>> begin RAW DATA

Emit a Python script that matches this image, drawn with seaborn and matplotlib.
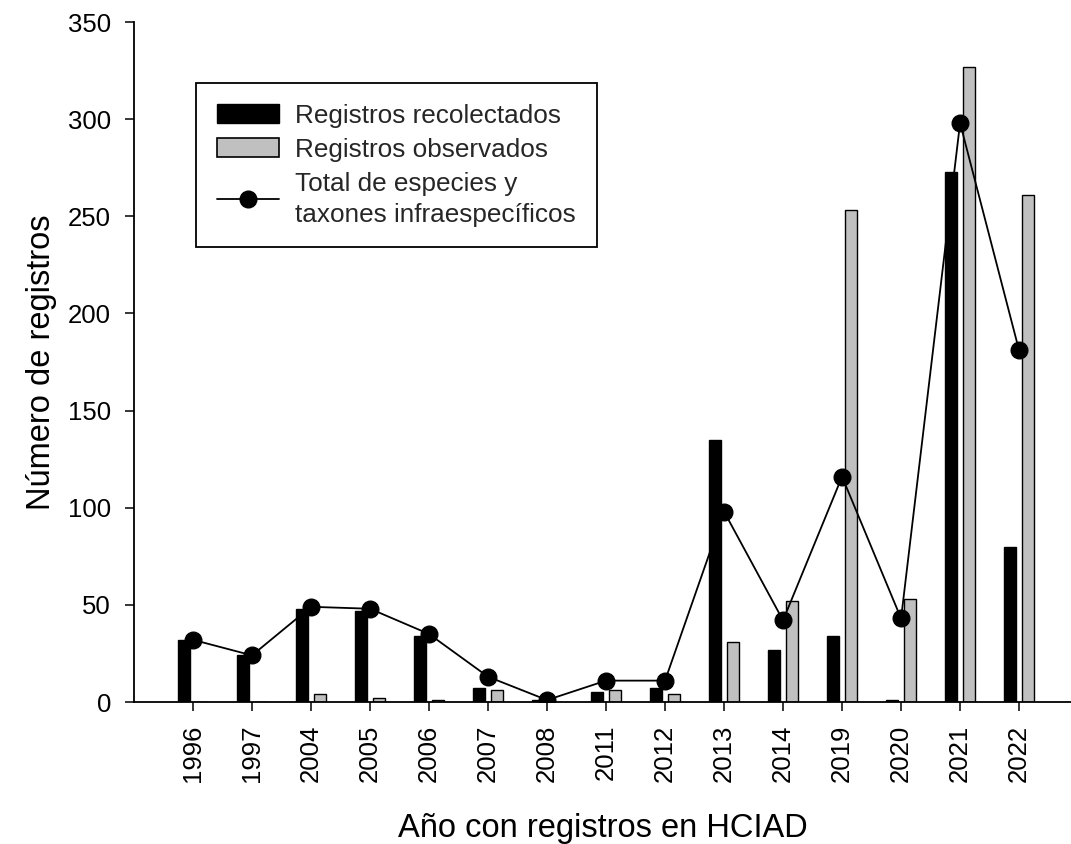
import matplotlib
matplotlib.use("Agg")
import matplotlib.pyplot as plt
import seaborn as sns
import pandas as pd
from matplotlib.patches import Patch
from matplotlib.lines import Line2D

years = ['1996', '1997', '2004', '2005', '2006', '2007', '2008', '2011',
         '2012', '2013', '2014', '2019', '2020', '2021', '2022']
recolectados = [32, 24, 48, 47, 34, 7, 1, 5, 7, 135, 27, 34, 1, 273, 80]
observados = [0, 0, 4, 2, 1, 6, 0, 6, 4, 31, 52, 253, 53, 327, 261]
total = [32, 24, 49, 48, 35, 13, 1, 11, 11, 98, 42, 116, 43, 298, 181]

lab_rec = 'Registros recolectados'
lab_obs = 'Registros observados'
lab_tot = 'Total de especies y\ntaxones infraespecíficos'
yticks = [0, 50, 100, 150, 200, 250, 300, 350]

sns.set_theme(style='ticks')
plt.rcParams['font.family'] = ['Liberation Sans', 'DejaVu Sans']

df = pd.DataFrame({
    'year': years * 2,
    'value': recolectados + observados,
    'serie': [lab_rec] * len(years) + [lab_obs] * len(years),
})

fig = plt.figure(figsize=(10.71, 8.44), dpi=100)
ax = fig.add_axes([134 / 1071, 1 - 702 / 844, 1 - 134 / 1071, (702 - 22) / 844])

sns.barplot(data=df, x='year', y='value', hue='serie', order=years,
            hue_order=[lab_rec, lab_obs],
            palette={lab_rec: 'black', lab_obs: '#C0C0C0'},
            width=0.6, gap=0.33, edgecolor='black', linewidth=1.0,
            legend=False, ax=ax)
sns.pointplot(x=years, y=total, order=years, color='black', markers='o',
              markersize=12, linewidth=1.3, errorbar=None, ax=ax)

ax.set_xlim(-1.0, 14.88)
ax.set_ylim(0, 350)
ax.set_yticks(yticks)
ax.set_yticklabels([str(t) for t in yticks])
sns.despine(ax=ax)
for s in ['left', 'bottom']:
    ax.spines[s].set_linewidth(1.3)
    ax.spines[s].set_color('black')
ax.tick_params(axis='both', length=6.5, width=1.1, labelsize=18.5, pad=10,
               color='black', labelcolor='black')
plt.setp(ax.get_xticklabels(), rotation=90)

ax.set_xlabel('Año con registros en HCIAD', fontsize=23.5, labelpad=22, color='black')
ax.set_ylabel('Número de registros', fontsize=23.5, labelpad=8, color='black')

handles = [Patch(facecolor='black', edgecolor='black'),
           Patch(facecolor='#C0C0C0', edgecolor='black', linewidth=1.2),
           Line2D([], [], color='black', marker='o', markersize=12, linewidth=1.3)]
leg = ax.legend(handles, [lab_rec, lab_obs, lab_tot], loc='upper left',
                bbox_to_anchor=(0.066, 0.910), borderaxespad=0,
                fontsize=18.8, frameon=True, fancybox=False, framealpha=1,
                edgecolor='black', handlelength=2.4, handleheight=0.74,
                handletextpad=0.6, borderpad=0.8, labelspacing=0.38)
leg.get_frame().set_linewidth(1.3)
for t in leg.get_texts():
    t.set_linespacing(1.35)

fig.savefig('out.png', dpi=100)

>> end RAW DATA

*WHAT IS EXPECTED*
Quote each line of the listing exactly, but leave the pictures out.

*ANSWER TO THE TASK*
Emit a Python script that matches this image, drawn with seaborn and matplotlib.
import matplotlib
matplotlib.use("Agg")
import matplotlib.pyplot as plt
import seaborn as sns
import pandas as pd
from matplotlib.patches import Patch
from matplotlib.lines import Line2D

years = ['1996', '1997', '2004', '2005', '2006', '2007', '2008', '2011',
         '2012', '2013', '2014', '2019', '2020', '2021', '2022']
recolectados = [32, 24, 48, 47, 34, 7, 1, 5, 7, 135, 27, 34, 1, 273, 80]
observados = [0, 0, 4, 2, 1, 6, 0, 6, 4, 31, 52, 253, 53, 327, 261]
total = [32, 24, 49, 48, 35, 13, 1, 11, 11, 98, 42, 116, 43, 298, 181]

lab_rec = 'Registros recolectados'
lab_obs = 'Registros observados'
lab_tot = 'Total de especies y\ntaxones infraespecíficos'
yticks = [0, 50, 100, 150, 200, 250, 300, 350]

sns.set_theme(style='ticks')
plt.rcParams['font.family'] = ['Liberation Sans', 'DejaVu Sans']

df = pd.DataFrame({
    'year': years * 2,
    'value': recolectados + observados,
    'serie': [lab_rec] * len(years) + [lab_obs] * len(years),
})

fig = plt.figure(figsize=(10.71, 8.44), dpi=100)
ax = fig.add_axes([134 / 1071, 1 - 702 / 844, 1 - 134 / 1071, (702 - 22) / 844])

sns.barplot(data=df, x='year', y='value', hue='serie', order=years,
            hue_order=[lab_rec, lab_obs],
            palette={lab_rec: 'black', lab_obs: '#C0C0C0'},
            width=0.6, gap=0.33, edgecolor='black', linewidth=1.0,
            legend=False, ax=ax)
sns.pointplot(x=years, y=total, order=years, color='black', markers='o',
              markersize=12, linewidth=1.3, errorbar=None, ax=ax)

ax.set_xlim(-1.0, 14.88)
ax.set_ylim(0, 350)
ax.set_yticks(yticks)
ax.set_yticklabels([str(t) for t in yticks])
sns.despine(ax=ax)
for s in ['left', 'bottom']:
    ax.spines[s].set_linewidth(1.3)
    ax.spines[s].set_color('black')
ax.tick_params(axis='both', length=6.5, width=1.1, labelsize=18.5, pad=10,
               color='black', labelcolor='black')
plt.setp(ax.get_xticklabels(), rotation=90)

ax.set_xlabel('Año con registros en HCIAD', fontsize=23.5, labelpad=22, color='black')
ax.set_ylabel('Número de registros', fontsize=23.5, labelpad=8, color='black')

handles = [Patch(facecolor='black', edgecolor='black'),
           Patch(facecolor='#C0C0C0', edgecolor='black', linewidth=1.2),
           Line2D([], [], color='black', marker='o', markersize=12, linewidth=1.3)]
leg = ax.legend(handles, [lab_rec, lab_obs, lab_tot], loc='upper left',
                bbox_to_anchor=(0.066, 0.910), borderaxespad=0,
                fontsize=18.8, frameon=True, fancybox=False, framealpha=1,
                edgecolor='black', handlelength=2.4, handleheight=0.74,
                handletextpad=0.6, borderpad=0.8, labelspacing=0.38)
leg.get_frame().set_linewidth(1.3)
for t in leg.get_texts():
    t.set_linespacing(1.35)

fig.savefig('out.png', dpi=100)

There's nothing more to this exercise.